**BRIEF**
Your task is to repeat the lines below exactly, excluding any pictures they contain.

**DATA**

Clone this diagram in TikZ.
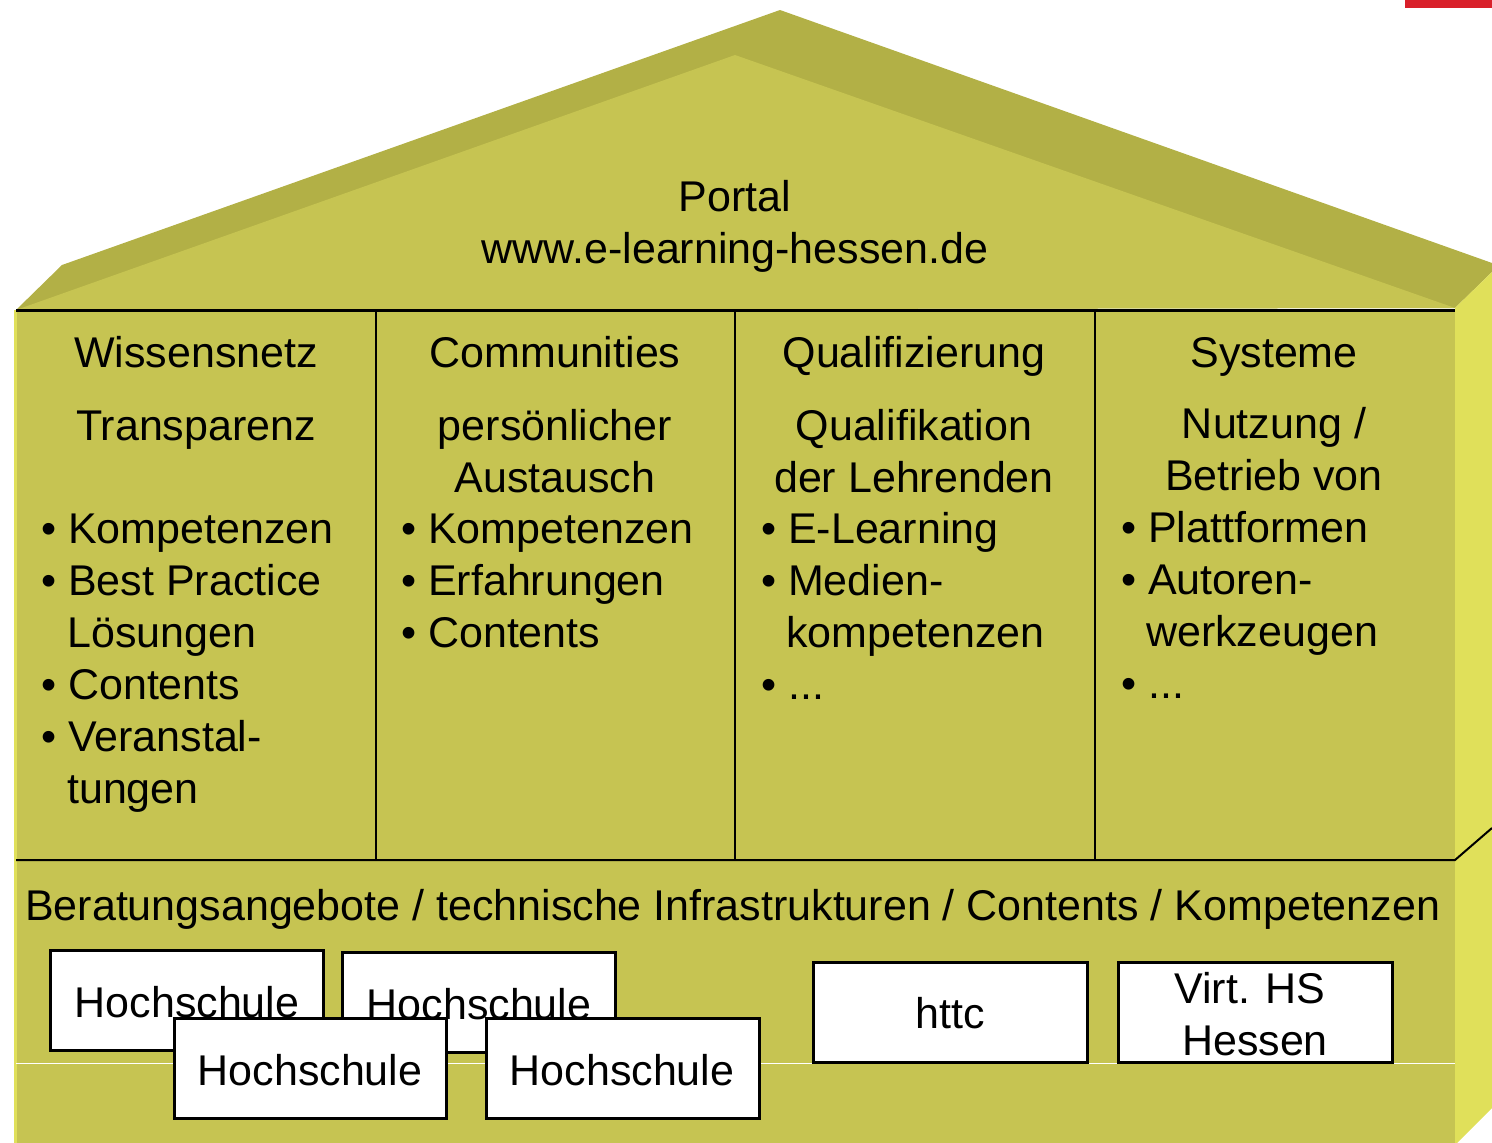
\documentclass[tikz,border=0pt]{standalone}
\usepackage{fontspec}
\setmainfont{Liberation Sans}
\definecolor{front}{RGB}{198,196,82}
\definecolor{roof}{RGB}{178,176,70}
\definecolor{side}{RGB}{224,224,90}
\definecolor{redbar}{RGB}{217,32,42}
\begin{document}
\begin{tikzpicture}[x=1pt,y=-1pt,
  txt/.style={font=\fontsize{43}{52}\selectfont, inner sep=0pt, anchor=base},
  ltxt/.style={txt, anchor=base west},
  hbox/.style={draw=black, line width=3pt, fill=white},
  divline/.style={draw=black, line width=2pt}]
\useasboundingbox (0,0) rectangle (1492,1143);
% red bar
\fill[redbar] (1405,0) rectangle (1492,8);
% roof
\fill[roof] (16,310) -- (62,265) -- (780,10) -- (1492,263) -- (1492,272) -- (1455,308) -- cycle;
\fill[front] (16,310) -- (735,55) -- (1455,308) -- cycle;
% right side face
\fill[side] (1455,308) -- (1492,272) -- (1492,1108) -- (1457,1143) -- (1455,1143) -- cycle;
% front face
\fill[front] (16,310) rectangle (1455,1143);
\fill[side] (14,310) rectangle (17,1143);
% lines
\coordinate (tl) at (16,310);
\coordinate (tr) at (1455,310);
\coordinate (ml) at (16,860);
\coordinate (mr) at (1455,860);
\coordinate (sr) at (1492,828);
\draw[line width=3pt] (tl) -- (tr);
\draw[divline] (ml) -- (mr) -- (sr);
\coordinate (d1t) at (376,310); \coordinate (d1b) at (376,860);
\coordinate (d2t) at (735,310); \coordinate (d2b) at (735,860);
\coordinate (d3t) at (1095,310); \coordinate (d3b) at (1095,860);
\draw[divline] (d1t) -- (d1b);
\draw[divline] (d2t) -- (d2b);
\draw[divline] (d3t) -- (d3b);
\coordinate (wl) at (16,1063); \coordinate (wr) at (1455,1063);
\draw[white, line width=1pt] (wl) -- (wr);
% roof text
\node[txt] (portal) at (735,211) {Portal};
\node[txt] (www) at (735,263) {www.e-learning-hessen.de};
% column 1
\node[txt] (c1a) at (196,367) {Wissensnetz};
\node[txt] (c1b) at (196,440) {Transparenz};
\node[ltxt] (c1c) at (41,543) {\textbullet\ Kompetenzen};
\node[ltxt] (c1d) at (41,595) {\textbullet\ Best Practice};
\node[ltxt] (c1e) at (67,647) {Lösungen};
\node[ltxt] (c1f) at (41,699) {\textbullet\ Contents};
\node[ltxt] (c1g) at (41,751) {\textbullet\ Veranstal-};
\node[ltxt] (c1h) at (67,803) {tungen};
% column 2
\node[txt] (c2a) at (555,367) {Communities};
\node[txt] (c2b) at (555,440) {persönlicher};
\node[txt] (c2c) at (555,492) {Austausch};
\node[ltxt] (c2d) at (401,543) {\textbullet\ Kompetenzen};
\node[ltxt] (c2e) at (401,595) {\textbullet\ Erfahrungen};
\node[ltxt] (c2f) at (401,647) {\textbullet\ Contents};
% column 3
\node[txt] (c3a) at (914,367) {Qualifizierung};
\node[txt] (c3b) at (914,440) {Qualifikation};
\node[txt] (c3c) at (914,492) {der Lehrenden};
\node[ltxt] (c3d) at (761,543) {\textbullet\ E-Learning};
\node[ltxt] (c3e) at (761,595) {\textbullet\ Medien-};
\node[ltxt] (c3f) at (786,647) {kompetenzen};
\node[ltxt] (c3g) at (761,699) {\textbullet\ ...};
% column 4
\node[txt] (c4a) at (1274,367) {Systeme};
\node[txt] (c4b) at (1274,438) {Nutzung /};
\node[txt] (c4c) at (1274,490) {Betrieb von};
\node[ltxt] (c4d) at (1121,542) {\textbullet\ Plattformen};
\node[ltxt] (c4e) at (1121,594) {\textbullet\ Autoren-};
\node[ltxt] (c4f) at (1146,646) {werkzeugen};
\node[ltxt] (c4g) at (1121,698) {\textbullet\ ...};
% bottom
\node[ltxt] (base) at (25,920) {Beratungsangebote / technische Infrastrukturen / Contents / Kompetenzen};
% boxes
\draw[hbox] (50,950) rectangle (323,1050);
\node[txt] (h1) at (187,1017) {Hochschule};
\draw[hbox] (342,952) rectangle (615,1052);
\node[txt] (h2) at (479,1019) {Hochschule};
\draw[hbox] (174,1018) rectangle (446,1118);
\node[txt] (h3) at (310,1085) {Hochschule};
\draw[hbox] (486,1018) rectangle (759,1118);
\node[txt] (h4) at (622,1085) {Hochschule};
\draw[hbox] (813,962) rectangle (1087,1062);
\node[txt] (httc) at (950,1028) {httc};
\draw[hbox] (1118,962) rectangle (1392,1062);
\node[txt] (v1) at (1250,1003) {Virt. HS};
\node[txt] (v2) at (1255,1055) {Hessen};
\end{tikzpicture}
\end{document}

**SOLUTION TO THE PROBLEM**
Clone this diagram in TikZ.
\documentclass[tikz,border=0pt]{standalone}
\usepackage{fontspec}
\setmainfont{Liberation Sans}
\definecolor{front}{RGB}{198,196,82}
\definecolor{roof}{RGB}{178,176,70}
\definecolor{side}{RGB}{224,224,90}
\definecolor{redbar}{RGB}{217,32,42}
\begin{document}
\begin{tikzpicture}[x=1pt,y=-1pt,
  txt/.style={font=\fontsize{43}{52}\selectfont, inner sep=0pt, anchor=base},
  ltxt/.style={txt, anchor=base west},
  hbox/.style={draw=black, line width=3pt, fill=white},
  divline/.style={draw=black, line width=2pt}]
\useasboundingbox (0,0) rectangle (1492,1143);
% red bar
\fill[redbar] (1405,0) rectangle (1492,8);
% roof
\fill[roof] (16,310) -- (62,265) -- (780,10) -- (1492,263) -- (1492,272) -- (1455,308) -- cycle;
\fill[front] (16,310) -- (735,55) -- (1455,308) -- cycle;
% right side face
\fill[side] (1455,308) -- (1492,272) -- (1492,1108) -- (1457,1143) -- (1455,1143) -- cycle;
% front face
\fill[front] (16,310) rectangle (1455,1143);
\fill[side] (14,310) rectangle (17,1143);
% lines
\coordinate (tl) at (16,310);
\coordinate (tr) at (1455,310);
\coordinate (ml) at (16,860);
\coordinate (mr) at (1455,860);
\coordinate (sr) at (1492,828);
\draw[line width=3pt] (tl) -- (tr);
\draw[divline] (ml) -- (mr) -- (sr);
\coordinate (d1t) at (376,310); \coordinate (d1b) at (376,860);
\coordinate (d2t) at (735,310); \coordinate (d2b) at (735,860);
\coordinate (d3t) at (1095,310); \coordinate (d3b) at (1095,860);
\draw[divline] (d1t) -- (d1b);
\draw[divline] (d2t) -- (d2b);
\draw[divline] (d3t) -- (d3b);
\coordinate (wl) at (16,1063); \coordinate (wr) at (1455,1063);
\draw[white, line width=1pt] (wl) -- (wr);
% roof text
\node[txt] (portal) at (735,211) {Portal};
\node[txt] (www) at (735,263) {www.e-learning-hessen.de};
% column 1
\node[txt] (c1a) at (196,367) {Wissensnetz};
\node[txt] (c1b) at (196,440) {Transparenz};
\node[ltxt] (c1c) at (41,543) {\textbullet\ Kompetenzen};
\node[ltxt] (c1d) at (41,595) {\textbullet\ Best Practice};
\node[ltxt] (c1e) at (67,647) {Lösungen};
\node[ltxt] (c1f) at (41,699) {\textbullet\ Contents};
\node[ltxt] (c1g) at (41,751) {\textbullet\ Veranstal-};
\node[ltxt] (c1h) at (67,803) {tungen};
% column 2
\node[txt] (c2a) at (555,367) {Communities};
\node[txt] (c2b) at (555,440) {persönlicher};
\node[txt] (c2c) at (555,492) {Austausch};
\node[ltxt] (c2d) at (401,543) {\textbullet\ Kompetenzen};
\node[ltxt] (c2e) at (401,595) {\textbullet\ Erfahrungen};
\node[ltxt] (c2f) at (401,647) {\textbullet\ Contents};
% column 3
\node[txt] (c3a) at (914,367) {Qualifizierung};
\node[txt] (c3b) at (914,440) {Qualifikation};
\node[txt] (c3c) at (914,492) {der Lehrenden};
\node[ltxt] (c3d) at (761,543) {\textbullet\ E-Learning};
\node[ltxt] (c3e) at (761,595) {\textbullet\ Medien-};
\node[ltxt] (c3f) at (786,647) {kompetenzen};
\node[ltxt] (c3g) at (761,699) {\textbullet\ ...};
% column 4
\node[txt] (c4a) at (1274,367) {Systeme};
\node[txt] (c4b) at (1274,438) {Nutzung /};
\node[txt] (c4c) at (1274,490) {Betrieb von};
\node[ltxt] (c4d) at (1121,542) {\textbullet\ Plattformen};
\node[ltxt] (c4e) at (1121,594) {\textbullet\ Autoren-};
\node[ltxt] (c4f) at (1146,646) {werkzeugen};
\node[ltxt] (c4g) at (1121,698) {\textbullet\ ...};
% bottom
\node[ltxt] (base) at (25,920) {Beratungsangebote / technische Infrastrukturen / Contents / Kompetenzen};
% boxes
\draw[hbox] (50,950) rectangle (323,1050);
\node[txt] (h1) at (187,1017) {Hochschule};
\draw[hbox] (342,952) rectangle (615,1052);
\node[txt] (h2) at (479,1019) {Hochschule};
\draw[hbox] (174,1018) rectangle (446,1118);
\node[txt] (h3) at (310,1085) {Hochschule};
\draw[hbox] (486,1018) rectangle (759,1118);
\node[txt] (h4) at (622,1085) {Hochschule};
\draw[hbox] (813,962) rectangle (1087,1062);
\node[txt] (httc) at (950,1028) {httc};
\draw[hbox] (1118,962) rectangle (1392,1062);
\node[txt] (v1) at (1250,1003) {Virt. HS};
\node[txt] (v2) at (1255,1055) {Hessen};
\end{tikzpicture}
\end{document}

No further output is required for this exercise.